Friday, June 6, 2014

9/13/01: DISPLACED

I slept pretty well at Cary’s that first night there.

In the morning I watched TV, drank coffee and ate a Pop Tart.  Cary’s long distance service was not working at all and my mobile phone had finally died.  Although I didn’t really blame myself for not thinking of taking the phone charger with me when I evacuated, I was still annoyed that I didn’t have it.

I went to the 770 office to check mail and make phone calls.

After an hour or so at the office, I started walking over to Canal and Westside Highway to see if I was going to be able to get to my apartment.

I walked through Greenwich Village.  The whole City was quiet, subdued, stunned.  People stumbling around, not talking at all.  No smiling, no laughing, no shouting.  Dogs weren’t even barking.  No private cars on the road.  Occasional ambulances screamed by, with no survivors in them.

When I reached Westside Highway I found hundreds of other people there, lining the Highway.  Like Close Encounters of The Third Kind, we all seemed compelled to gather at this spot in the City, just up the street from the WTC Site.  Emergency vehicles and workers streamed by us, into and out of the Site.  An official motorcade with the President, Mayor and Governor passed by.  We applauded the officials’ motorcade, we cheered all of the rescue workers, firemen and NYPD who went by.  Attack helicopters and F-16’s patrolled the skies, gun boats patrolled the waters.

There was no way I was getting South of Canal.

It was getting dark.  I took the subway from Canal and Broadway up to Union Square.

On the train, no one spoke.  Even the train conductors were silent. No one announced, “Stand clear of the closing doors, please!”  Sitting next to me, there was a hip looking guy, about 20, wearing a flag shirt and carrying a guitar.  Three Irish guys boarded, mid-20s, dressed as if they had just been playing soccer or rugby or something.  They were very drunk.  They were singing Irish songs. Other passengers glared at them.  They were violating our sense of somber.  Finally, they started singing a sweet, heartfelt version of the Beatles’ “Let It Be.”  Now everyone on the train relaxed, opened up a little, I even saw some faint smiles and teary eyes.  The three Irish guys were, after all, not some invasive, foreign beings sitting here drunk on our train laughing through our pain, but people just like us.  They were singing Beatles songs, for chrissake.  They tried to persuade the hip guy with the guitar to play along with them, but he was embarrassed.

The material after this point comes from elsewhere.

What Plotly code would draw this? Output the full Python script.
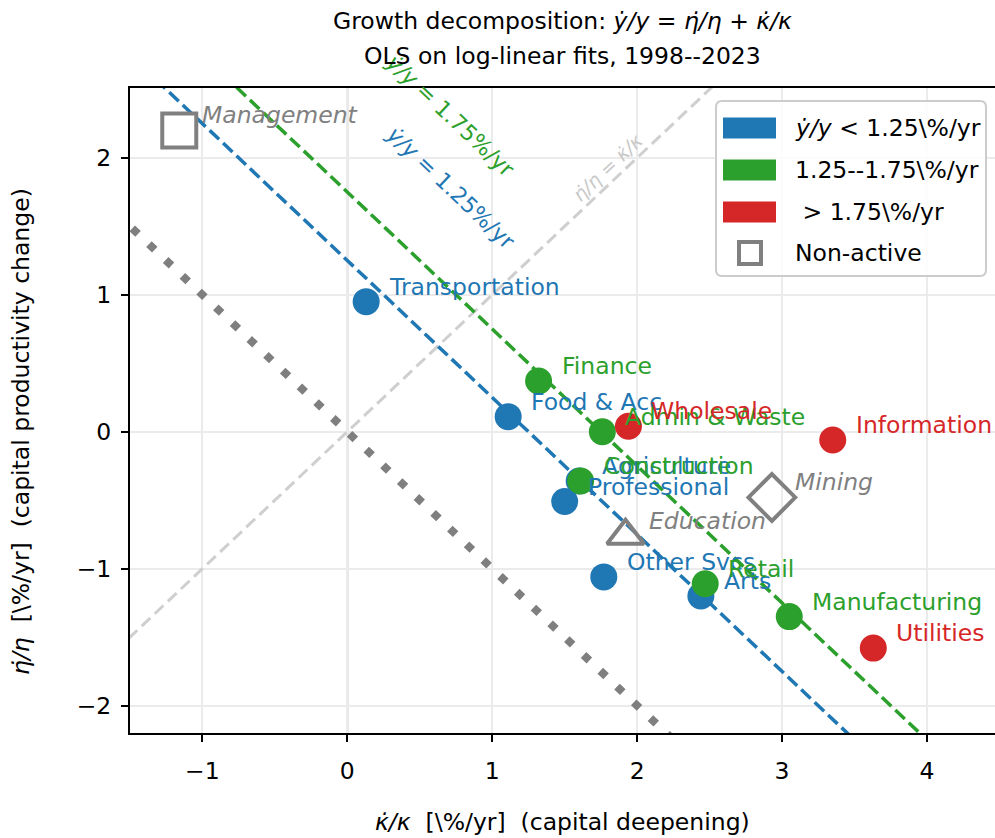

I got off at 14th Street.  There was an impromptu candlelight vigil at Union Square.   Around 400 people were lighting candles, posting pictures of their missing loved ones.   A drum circle had formed, people were singing and dancing “All we are saying, is give peace a chance.”  I stood back and watched them for a long time.  It seemed so odd.  Peace?  This was not like a distant, faceless threat we were dealing with.  We had just been attacked.  Someone just reached in from outside and killed thousands of us.  During the Gulf War, I was in college at UC Santa Cruz, I protested that war.  Now I thought, if they had finished that War right, we wouldn’t be in this mess now.  If they had just taken out Saddam and killed Bin Laden and all these freaks of nature, instead of trying to control them for our own selfish interests, we would not be standing here grieving.  But I was captivated by the singing.  “… give peace a chance.”  I finally stepped up and sang a little with them.  I was glad to see them singing.  I did hope for peace.  I also hoped that we would find whomever did this and stop them.  Dead.  But I was glad to see them singing, give peace a chance, because honestly, I had forgotten that I am against war and assassination.   It disturbs me that in the face of threat, all of my convictions and beliefs vanished, without my even noticing.   Gandhi I am not.


I went over to the largest candle circle.  A woman gave me a candle to hold.  I lit it and stepped through people to place my candle with the hundred of others.  Kneeling, holding my lit candle, surrounded by dozens of grieving people, I looked at all the pictures of people now unaccounted for who were in the Towers.  Spread out among the melting candles and photographs were handwritten poems, expressions of love and grief, of hope, of unity.  It hit me suddenly, I watched these people murdered.  For the first time, I felt tears well up in my eyes.  I said a prayer for the victims and their grieving loved ones.  God, please help all these people in so much pain.  Help us cope.  Give us courage and strength.  I was a little disappointed that I didn’t really cry.  I knew that there was so much happening inside of me and that I was not feeling much of it at all.